A new study by researchers at Chapman University surveyed more than 25,000 people to learn, among other things, the number of friends people of different ages, genders, and sexual orientations feel close enough to to expect a certain level of emotional support from. The researchers probed participants about three separate measures of intimacy—the number of friends they expected to celebrate their birthday with, the number of friends they felt they could call to discuss their sex life with, and the number of friends they felt they could call or text at an unusual hour if they were in trouble.
What they found is that people tend to only expect somewhere between 5 and 10 people to celebrate their birthday. The number of friends the average person feels comfortable discussing private matters (like their sex life) with and calling late at night, meanwhile, is even fewer—somewhere between 4 and 7 people.

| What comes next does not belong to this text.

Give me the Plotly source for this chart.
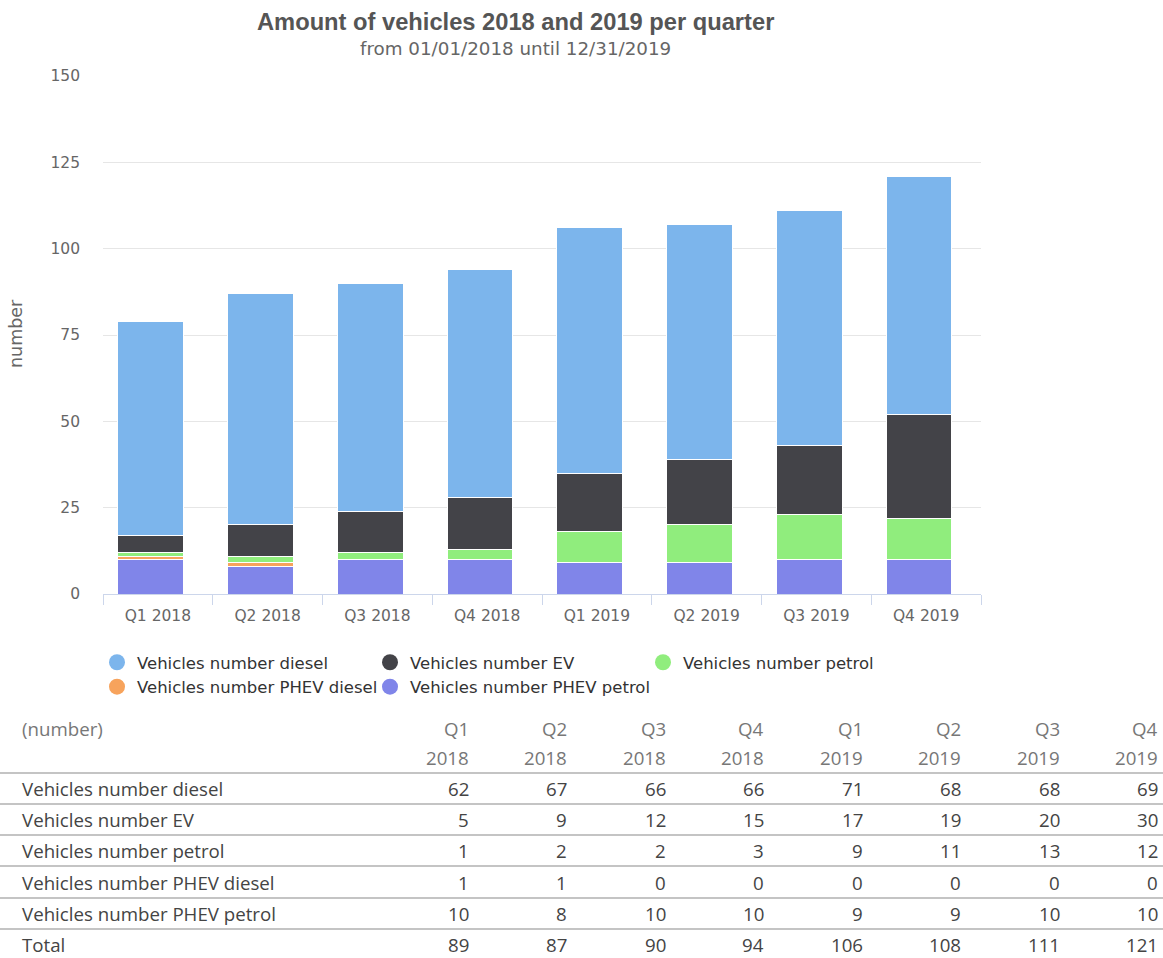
import plotly.graph_objects as go

quarters = ["Q1 2018", "Q2 2018", "Q3 2018", "Q4 2018", "Q1 2019", "Q2 2019", "Q3 2019", "Q4 2019"]
series_names = ["Vehicles number diesel", "Vehicles number EV", "Vehicles number petrol",
                "Vehicles number PHEV diesel", "Vehicles number PHEV petrol"]
diesel = [62, 67, 66, 66, 71, 68, 68, 69]
ev = [5, 9, 12, 15, 17, 19, 20, 30]
petrol = [1, 2, 2, 3, 9, 11, 13, 12]
phev_diesel = [1, 1, 0, 0, 0, 0, 0, 0]
phev_petrol = [10, 8, 10, 10, 9, 9, 10, 10]
totals = [89, 87, 90, 94, 106, 108, 111, 121]
colors = ["#7cb5ec", "#434348", "#90ed7d", "#f7a35c", "#8085e9"]

values = [diesel, ev, petrol, phev_diesel, phev_petrol]

W, H = 1163, 958
L, R, T, B = 103, 981, 76, 594


def px(x):
    return (x - L) / (R - L)


def py(y):
    return (B - y) / (B - T)


fig = go.Figure()
# stack bottom-up: PHEV petrol first
for i in reversed(range(len(series_names))):
    fig.add_trace(go.Bar(x=quarters, y=values[i], name=series_names[i],
                         width=0.6, offset=-0.365,
                         marker=dict(color=colors[i], line=dict(color="white", width=1)),
                         showlegend=False))
# legend entries with circle markers
for i, n in enumerate(series_names):
    fig.add_trace(go.Scatter(x=[None], y=[None], mode="markers", name=n,
                             marker=dict(color=colors[i], size=17, symbol="circle"),
                             legendrank=i + 1))

annotations = [
    dict(text="<b>Amount of vehicles 2018 and 2019 per quarter</b>", x=px(515), y=py(22),
         xref="paper", yref="paper", showarrow=False, xanchor="center", yanchor="middle",
         font=dict(family="Liberation Sans, Arial", size=23.7, color="#555555")),
    dict(text="from 01/01/2018 until 12/31/2019", x=px(515), y=py(48),
         xref="paper", yref="paper", showarrow=False, xanchor="center", yanchor="middle",
         font=dict(family="DejaVu Sans", size=18.3, color="#666666")),
    dict(text="number", x=px(16), y=py(334), xref="paper", yref="paper", showarrow=False,
         xanchor="center", yanchor="middle", textangle=-90,
         font=dict(family="DejaVu Sans", size=17.5, color="#666666")),
]

# table
tfont = "Open Sans"
tsize = 18.7
col_right = [471, 569, 668, 766, 865, 963, 1062, 1160]
annotations.append(dict(text="(number)", x=px(20), y=py(728), xref="paper", yref="paper",
                        showarrow=False, xanchor="left", yanchor="middle",
                        font=dict(family=tfont, size=tsize, color="#777777")))
for j, q in enumerate(quarters):
    qn, yr = q.split(" ")
    for txt, yy in ((qn, 728), (yr, 757)):
        annotations.append(dict(text=txt, x=px(col_right[j]), y=py(yy), xref="paper", yref="paper",
                                showarrow=False, xanchor="right", yanchor="middle",
                                font=dict(family=tfont, size=tsize, color="#777777")))
row_y = [788, 819, 850, 882, 913, 944]
row_labels = series_names + ["Total"]
row_vals = values + [totals]
for r, (lab, vals) in enumerate(zip(row_labels, row_vals)):
    annotations.append(dict(text=lab, x=px(20), y=py(row_y[r]), xref="paper", yref="paper",
                            showarrow=False, xanchor="left", yanchor="middle",
                            font=dict(family=tfont, size=tsize, color="#444444")))
    for j, v in enumerate(vals):
        annotations.append(dict(text=str(v), x=px(col_right[j]), y=py(row_y[r]), xref="paper",
                                yref="paper", showarrow=False, xanchor="right", yanchor="middle",
                                font=dict(family=tfont, size=tsize, color="#444444")))

shapes = []
for ly in [773, 804, 835, 866, 898, 929]:
    shapes.append(dict(type="line", xref="paper", yref="paper", x0=px(0), x1=px(1163),
                       y0=py(ly), y1=py(ly), line=dict(color="#b0b0b0", width=1.5)))

fig.update_layout(
    width=W, height=H,
    margin=dict(l=L, r=W - R, t=T, b=H - B),
    barmode="stack",
    plot_bgcolor="white", paper_bgcolor="white",
    annotations=annotations, shapes=shapes,
    font=dict(family="DejaVu Sans", color="#666666"),
    legend=dict(orientation="h", x=px(97), y=py(645), xanchor="left", yanchor="top",
                entrywidth=228, entrywidthmode="pixels", itemsizing="trace",
                font=dict(family="DejaVu Sans", size=16.5, color="#333333"),
                traceorder="normal", tracegroupgap=0),
    xaxis=dict(showline=True, linecolor="#ccd6eb", linewidth=1, ticks="outside",
               tickson="boundaries", ticklen=10, tickcolor="#ccd6eb",
               ticklabelstandoff=7,
               tickfont=dict(family="DejaVu Sans", size=15.5, color="#666666"), showgrid=False),
    yaxis=dict(range=[0, 150], dtick=25, gridcolor="#e6e6e6", zeroline=False,
               tickfont=dict(family="DejaVu Sans", size=15.5, color="#666666"),
               ticklabelstandoff=22),
)

fig.write_html("out.html", config={"displayModeBar": False},
               post_script="document.body.style.margin='0';document.body.style.overflow='hidden';")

There is a bit of variance depending on age. Twenty something year olds, for instance, tend to only expect somewhere between eight and 10 people to celebrate their birthday with them, while those thirty and older celebrate with somewhere between 5 and 7 friends. Gender and sexual orientation seem to have a marginal effect as well, as you can see in the chart below. Gay and bisexual men, as well as bisexual women are much likelier to expect a similar number of close male and female friends to attend their birthday party, while others tend to count more heavily on those of the same gender.
A similar trend emerges for both discussions about one's sex life and unexpected late calls in the wee hours of the night.
Part of what is significant about their findings is that they seem to suggest a subtle but important step toward both gender equality and social acceptance of gays, lesbians, and bisexuals.
"Our findings suggest that sexual orientation differences in number of same-gender and cross-gender friends are generally small or non-existent, and satisfaction with friends was equally important to overall life satisfaction for all groups," the researchers note. "The greater reliance on friends among gay men, lesbians, and bisexual men and women has been true of past cohorts due to historical contexts and more prevalent homophobia."
But it also points to something else. As social as we social beings might be—especially in an age in which we are inundated with platforms that create illusory networks of close friends—we still only lean on a small circle of people for emotional support.